Travelling by train was a good decision as well. Yes, you’ll miss some places like Volubilis that don’t have a train station. But the train stations you’ll pass are well equipped and supply you with food and cash. Both, the high-speed train which is TGV-like and the Al Atlas InterCity train are great means of travel. While being at Morocco I for sure also had unpleasent moments: drivers that didn’t appear (one time a guy arrived four hours late), taxis that charge tourist prices, young guys that obtrusivly try to guide you through the medina hoping for some Dirham. But I never felt unsafe, no even in the darkest and narrowest alleys.

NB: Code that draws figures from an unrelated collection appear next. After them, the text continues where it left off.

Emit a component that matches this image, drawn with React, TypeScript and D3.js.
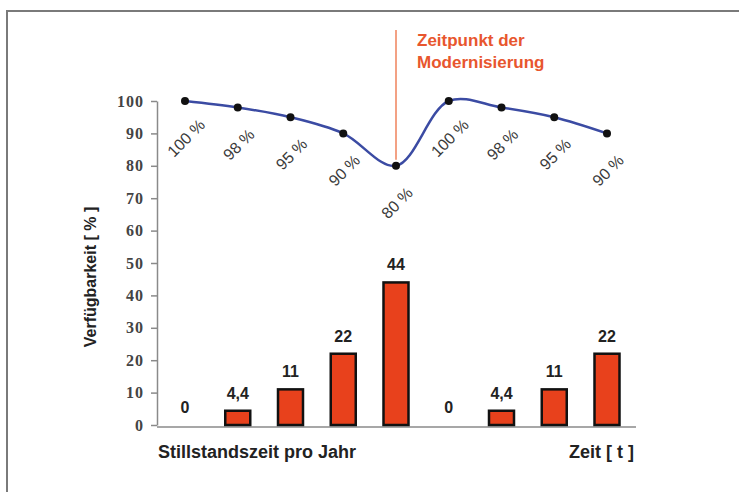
import React, { useEffect, useRef } from 'react';
import * as d3 from 'd3';

// Zeitpunkte (9 Jahre), Verfügbarkeit in % und Stillstandszeit pro Jahr
const periods = [0, 1, 2, 3, 4, 5, 6, 7, 8];
const availability = [100, 98, 95, 90, 80, 100, 98, 95, 90];
const downtime = [0, 4.4, 11, 22, 44, 0, 4.4, 11, 22];
const downtimeLabels = ['0', '4,4', '11', '22', '44', '0', '4,4', '11', '22'];
const yTicks = [0, 10, 20, 30, 40, 50, 60, 70, 80, 90, 100];
const modernisationIndex = 4;

export default function App() {
    const ref = useRef<SVGSVGElement>(null);

    useEffect(() => {
        const width = 739, height = 492;
        const svg = d3.select(ref.current);
        svg.selectAll('*').remove();

        const x = d3.scalePoint<number>().domain(periods).range([185, 607]);
        const y = d3.scaleLinear().domain([0, 100]).range([425, 101]);
        const barW = 25;
        const font = '"Liberation Sans", Arial, sans-serif';

        // Rahmen
        svg.append('path')
            .attr('d', `M7,${height} V11 H${width}`)
            .attr('fill', 'none')
            .attr('stroke', '#7a7a7a')
            .attr('stroke-width', 2);

        // y-Achse
        const yAxis = svg.append('g')
            .attr('transform', 'translate(157,0)')
            .call(d3.axisLeft(y).tickValues(yTicks).tickSize(6).tickPadding(7).tickSizeOuter(0));
        yAxis.select('.domain').attr('stroke', '#8a8a8a').attr('stroke-width', 1.5);
        yAxis.selectAll('.tick line').attr('stroke', '#8a8a8a').attr('stroke-width', 1.5);
        yAxis.selectAll('.tick text')
            .attr('font-family', '"Liberation Serif", "Times New Roman", serif')
            .attr('font-weight', 'bold')
            .attr('font-size', 16)
            .attr('letter-spacing', 1)
            .attr('fill', '#444');

        // x-Grundlinie
        svg.append('line')
            .attr('x1', 157).attr('x2', 636)
            .attr('y1', y(0) + 2).attr('y2', y(0) + 2)
            .attr('stroke', '#8a8a8a').attr('stroke-width', 1.5);

        // Modernisierung
        svg.append('line')
            .attr('x1', x(modernisationIndex)!).attr('x2', x(modernisationIndex)!)
            .attr('y1', 30).attr('y2', y(availability[modernisationIndex]) - 6)
            .attr('stroke', '#f3a184').attr('stroke-width', 2);
        const note = svg.append('text')
            .attr('font-family', font)
            .attr('font-weight', 'bold')
            .attr('font-size', 17)
            .attr('fill', '#e8562e');
        note.append('tspan').attr('x', x(modernisationIndex)! + 21).attr('y', 46).text('Zeitpunkt der');
        note.append('tspan').attr('x', x(modernisationIndex)! + 21).attr('y', 68).text('Modernisierung');

        // Balken
        svg.append('g').selectAll('rect')
            .data(periods.filter(i => downtime[i] > 0))
            .join('rect')
            .attr('x', i => x(i)! - barW / 2)
            .attr('y', i => y(downtime[i]))
            .attr('width', barW)
            .attr('height', i => y(0) - y(downtime[i]))
            .attr('fill', '#e8411c')
            .attr('stroke', '#111')
            .attr('stroke-width', 2.5);

        svg.append('g').selectAll('text')
            .data(periods)
            .join('text')
            .attr('x', i => x(i)!)
            .attr('y', i => y(downtime[i]) - 12)
            .attr('text-anchor', 'middle')
            .attr('font-family', font)
            .attr('font-weight', 'bold')
            .attr('font-size', 16)
            .attr('fill', '#222')
            .text(i => downtimeLabels[i]);

        // Verfügbarkeitskurve
        const line = d3.line<number>()
            .curve(d3.curveCatmullRom.alpha(0.5))
            .x(i => x(i)!)
            .y(i => y(availability[i]));
        svg.append('path')
            .datum(periods)
            .attr('d', line)
            .attr('fill', 'none')
            .attr('stroke', '#3b4ba3')
            .attr('stroke-width', 2.5);

        svg.append('g').selectAll('circle')
            .data(periods)
            .join('circle')
            .attr('cx', i => x(i)!)
            .attr('cy', i => y(availability[i]))
            .attr('r', 4)
            .attr('fill', '#111');

        svg.append('g').selectAll('text')
            .data(periods)
            .join('text')
            .attr('transform', i => `translate(${x(i)! + 2},${y(availability[i]) + 38}) rotate(-45)`)
            .attr('text-anchor', 'middle')
            .attr('dominant-baseline', 'middle')
            .attr('font-family', font)
            .attr('font-size', 16)
            .attr('fill', '#3a3a3a')
            .text(i => `${availability[i]} %`);

        // Beschriftungen
        svg.append('text')
            .attr('transform', 'translate(96,277) rotate(-90)')
            .attr('text-anchor', 'middle')
            .attr('font-family', font)
            .attr('font-weight', 'bold')
            .attr('font-size', 16)
            .attr('fill', '#222')
            .text('Verfügbarkeit [ % ]');

        svg.append('text')
            .attr('x', 158).attr('y', 458)
            .attr('font-family', font)
            .attr('font-weight', 'bold')
            .attr('font-size', 18)
            .attr('fill', '#222')
            .text('Stillstandszeit pro Jahr');

        svg.append('text')
            .attr('x', 634).attr('y', 458)
            .attr('text-anchor', 'end')
            .attr('font-family', font)
            .attr('font-weight', 'bold')
            .attr('font-size', 18)
            .attr('fill', '#222')
            .text('Zeit [ t ]');
    }, []);

    return (
        <svg ref={ref} width={739} height={492}
            style={{ position: 'absolute', left: 0, top: 0, background: '#fff' }} />
    );
}
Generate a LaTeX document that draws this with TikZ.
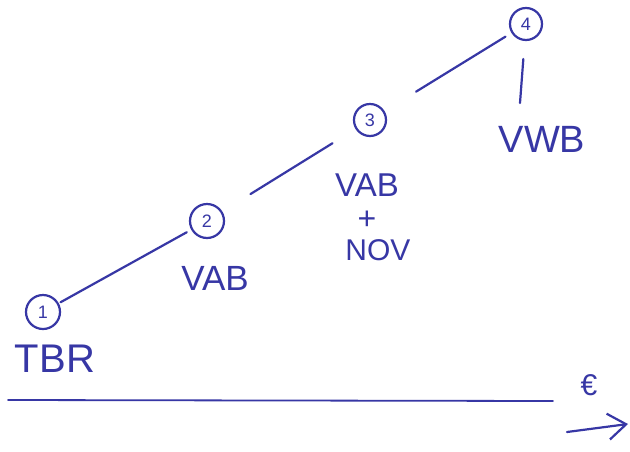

What does one need to know? You’ll always need cash. To pay, but also because traditionally everyone receives a tip for a service. If you don’t speak Arabic, you’ll need some French (in the North), sometimes your English does also help. Services like Uber or private taxis are forbidden and the taxi drivers ensure that you can’t take one. But taking a petit taxi within a city is cheap if you negotiate the price upfront. Tajine is the most famous food, but sea food, couscous and bread are important as well. At Morocco, food is often eaten from shared plates and always remember: you’re eating solely with the right hand.